An extraordinary story published by the Portland Mercury on Monday details the undercover work of a Navy veteran named “Ben” (not his real name) who infiltrated Patriot Prayer, a pro-Trump group of provocateurs who periodically go to ultra-liberal Portland, Ore. to instigate fights. Incredibly, Ben would stream footage of Patriot Prayer members scuffling with antifascists and conducting impromptu strategizing to his friends on his closed Facebook page, even stepping away occasionally to provide explainers and calling to antifascists and area businesses to give them advance warning of Patriot Prayer’s plans.

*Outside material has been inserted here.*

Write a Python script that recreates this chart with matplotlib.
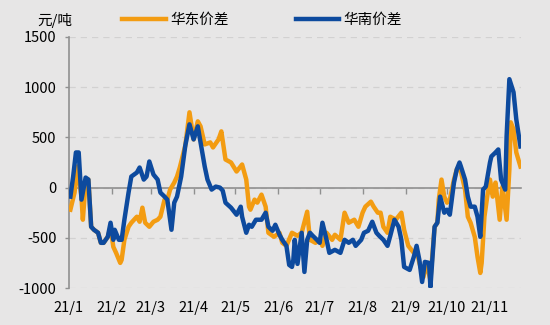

The Mercury reports that Ben’s footage helped the Portland police
secure arrest warrants against Patriot Prayer leader Joey Gibson and five other
members of his group, leading to indictments on felony charges of inciting a
riot, stemming from a fight between Patriot Prayer and antifascists at a venue
fittingly named Cider Riot on May 1.
Ben’s undercover work and the Mercury story also sheds some light on
the MO of right-wing journalist-provocateur Andy Ngo. Ben told the Mercury that “Ngo doesn’t film Patriot
Prayer discussing strategies or motives,” but “only turn his camera on when
members of antifa enter the scene.”
The story describes Patriot Prayer
planning the May Day attack on antifa, with a few men trying to gauge the wind
direction to avoid pepper-spraying themselves, another man swinging a wooden
dowel like a baseball bat, and another man telling someone on speakerphone,
“There’s going to be a huge fight,” and then giving directions to Cider Riot. Ngo
can be seen in Ben’s video periodically smiling, but not filming as the Patriot
Prayer members discuss their options for launching an attack.
“He overheard everything,” Ben told
the Mercury, “and said nothing.”
This is the same Ngo whom US Rep.
Mark Walker cited in a July 31 press release and posed with before introducing
a resolution “condemning antifa’s violence,” accusing the nebulous mobilization
of “regularly attack[ing] journalists,” among other offenses. (The bill is
currently awaiting action in the House Crime, Terrorism and Homeland Security
Subcommittee.) Ngo was repeatedly punched and milkshaked, reportedly leading to
a brain hemorrhage, by left-wing activists during a June 29 rally in Portland.
Beyond the fact that antifa has not killed anyone, in comparison to white
nationalist terrorists like the El Paso shooter and Dylann Roof, it seems odd
that Walker would choose Ngo as a poster representative of journalistic
freedom. After all, Walker’s Greensboro-area Congressional district is on the other
side of the country from Portland. Unless you consider that Ngo has amassed a
huge following, thanks in no small part from an appearance on Fox News’ “Tucker
Carlson Tonight” on July 1. In which case, it makes perfect sense.
* * *
I contend it’s usually a terrible idea for a writer to interject themselves into a feature story. It’s generally an approach that’s lazy and self-involved, and fails to actually take the measure of the subject. But in a profile of Neil Young, writer David Samuels’ involvement in the story actually illuminates the brilliant and prickly songwriter and guitarist who set the template for grunge.
The weirdest, funniest and most poignant
part of the story comes 11 paragraphs in, when Samuels quotes Young as saying,
“I really wish this interview hadn’t happened.”
Samuels responds, “I feel horrible.”
He explains to his readers: “I was hoping to soothe the old rock star, who
spoke to me through the headphones of my Sony Walkman at the moments I felt
most isolated and alone. The last thing I wanted to do was make him feel bad.
It felt awful. What I wanted was to hear him play music and write more songs.”
He tells Young: “I mean, the worst
thing I could have done is to make you feel defeated, and now that’s what I’ve
done.”
The source of Young’s despair is
also the meditative leitmotif of the article. During the interview, Young
worked himself into a state of righteous fury at Silicon Valley’s role in
transforming recorded sound. “Silicon Valley’s emphasis on compression and
speed, [Young] believes, comes at the expense of the notes as they were
actually played and is doing something bad to music, which is supposed to make
us feel good,” Samuels writes. “It is doing something bad to our brains.”
If Young’s obsession with the evils
of music streaming sounds halfcocked, Samuels makes a compelling case that
there’s something fundamental riding on the question. He finds a commonality
with Young in that both are fathers of sons who suffer from neurological
disorders. In a flash, Samuels surmises what ties together Young’s obsessions
and explains why his music is so sublime.
“They are centered in a common
understanding of experience and how it shapes us,” he writes. “Human
development is led by our senses. Our senses exert a formative and shaping
pressure on our brains. So if our experience of the world around us can damage
our brains and souls, it makes a kind of intuitive sense that music can also
help us feel better. Every musician, and every music fan, believes that.”